Cameroonian president Paul Biya landed on Monday at the capital Yaounde’s international airport, after several weeks out of the country amid rumours about his health, state broadcaster CRTV showed.
The West African nation’s 91-year-old leader appeared on television after the presidential plane landed, shaking hands with officials next to his wife Chantal, as a jubilant crowd waited to greet him.
Supporters wearing outfits displaying his portrait chanted to the beat of a drum and lined the roads as his motorcade swiftly left the airport for the presidential palace, according to CRTV, which dedicated a programme to his return.
Questions about Biya’s health and whereabouts grew when he disappeared from public view after leaving Beijing at the beginning of September following a China-Africa cooperation summit.

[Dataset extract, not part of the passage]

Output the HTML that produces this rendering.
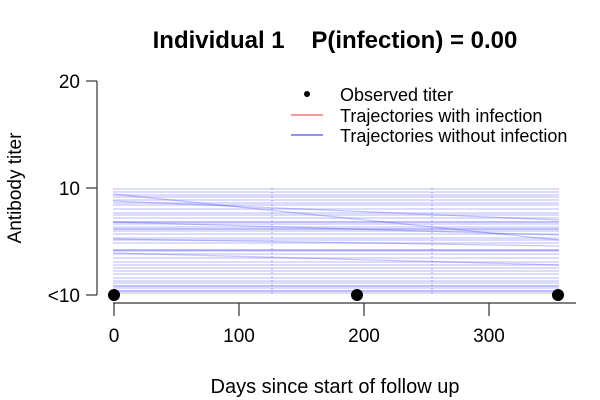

“Today the president is on his way and this will put an end to all the speculation,” declared a CRTV presenter.
Aircraft flight tracking sites showed that a Boeing with aircraft registration CMR001, previously used to transport Biya, left late Monday morning from Geneva, where official sources said he had been residing for several weeks.
Large posters also appeared in the Cameroonian capital welcoming back the head of state who has ruled the country unchallenged for more than four decades.
“Welcome home, Mr President of the Republic,” said one billboard with a portrait of Biya on a blue background, an AFP reporter at the scene said.
On October 8, after consistent rumours about Biya, the government released a statement saying he would be back in the country in the next few days.
Then the government formally banned local media from discussing the state of his health.
The Cameroonian leader also did not participate in the United Nations General Assembly in New York nor a summit for French-speaking countries in Paris.
In recent days, he’s been represented by his Prime Minister Joseph Dion Ngute at different events.
Biya has been Cameroon’s president for more than 41 years, second in Africa only to 82-year-old Teodoro Obiang Nguema Mbasogo, who has held power in Equatorial Guinea for 45 years.
For years Biya has frequently travelled overseas, either for medical visits or for lengthy stays at a high-end Geneva hotel.
In 2018, the Organized Crime and Corruption Reporting Project (OCCRP), a group of international investigative journalists, estimated that over a span of 35 years he had spent a total of four-and-a-half years abroad at a total cost of $65 million.
He has not picked a successor and not ruled out running again in the next presidential elections in October 2025.
Since 2018, he has cracked down on the opposition, jailing hundreds of peaceful protestors including the runner-up in the last elections, Maurice Kamto, who spent nine months in jail without charges in 2019 and was freed only after heavy international pressure.